The Government did not respond to the merits of these arguments. Instead, the Government argued that Alistiqama, failed to support its claim with any evidentiary proof. In its decision denying Alistiqama's claim, the Board considered and rejected at least two theories of potential recovery:
First, it considered whether Alistiqama had been forced to sign the releases under duress. After reviewing the communications in the record, the Board concluded that, in sending the release, the Army was of the belief that all payments had been made and it was just looking for an acknowledgment from the contractor. The Board also concluded that there was no evidence that Alistiqama attempted to reserve its potential claims from the release or that the Contracting Officer was aware that Alistiqama was asserting entitlement to additional compensation.
Second, the Board considered whether the parties had created an implied-in-fact contract, essentially extending the expired contract's period of performance. The Board noted that the only evidence in the record supporting such a claim was an email from Alistiqama asking about the equipment still operating in the field, and asserting that a Chief Johnson had informed Alistiqama that "the Army was still in need of equipment and that the contract will be extended."
The Board viewed this as insufficient to establish an implied-in-fact contract which requires (1) mutuality of intent to contract; (2) consideration; (3) unambiguous offer and acceptance; and (4) actual authority on the part of the Government representative whose conduct is relied upon. The Board also noted that, to the extent Chief Johnson told Alistiqama that the contract would be extended, there was no evidence in the record that Chief Johnson was a contracting officer with authority to bind the Government, or that there was a clear and ambiguous offer and acceptance.
Here, I do not believe that the Army (or the Board) would dispute that the Army benefited from the use of the leased equipment. If true, the outcome does not seem equitable or fair—especially if Alistiqama believed (as the record seemed to indicate) that its contract would be extended based upon the statements of Chief Johnson. And without ascribing any bad intent to the Government for attempting to proverbially pull the wool over the eyes of the contractor, it is not clear to me why the Army would send Alistiqama a final release when it very well must have known that it was using the contractor's equipment after the contract completion date, and all the while without paying for it.

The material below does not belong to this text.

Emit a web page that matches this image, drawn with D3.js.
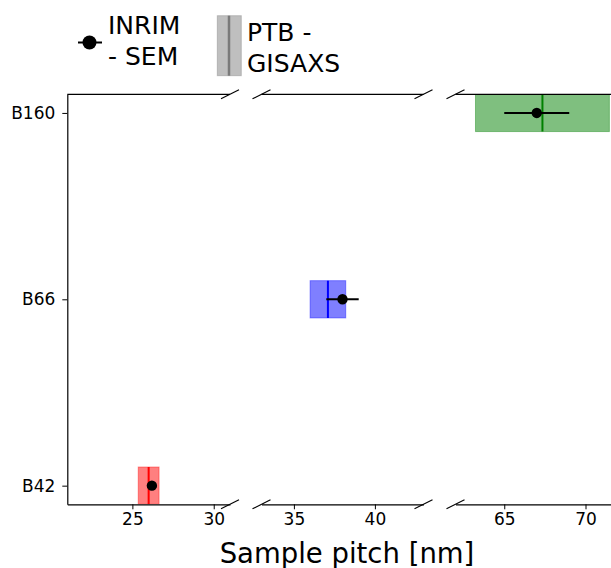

Regardless, such issues will not matter in the courtroom. As this decision makes clear, releases will be interpreted unforgivingly, and contractors relying upon promises from Government representatives without actual authority do so at their peril.
Equally significant, this decision reminds us that contractors shall be held to a standard where they are expected to know the law and enforce their rights. So, if you are presented with any release, and especially a final release: read the language closely, make sure you understand it, reserve your rights and, if you cannot come to an agreement, do not sign.
We welcome your questions and comments.
1 This quote has been around for a while but, as anyone who has attended his classes and lectures can attest, it is nationally recognized Government contracts author, teacher, and attorney James F. Nagle who regularly and always memorably reminds contractors of these important words of warning.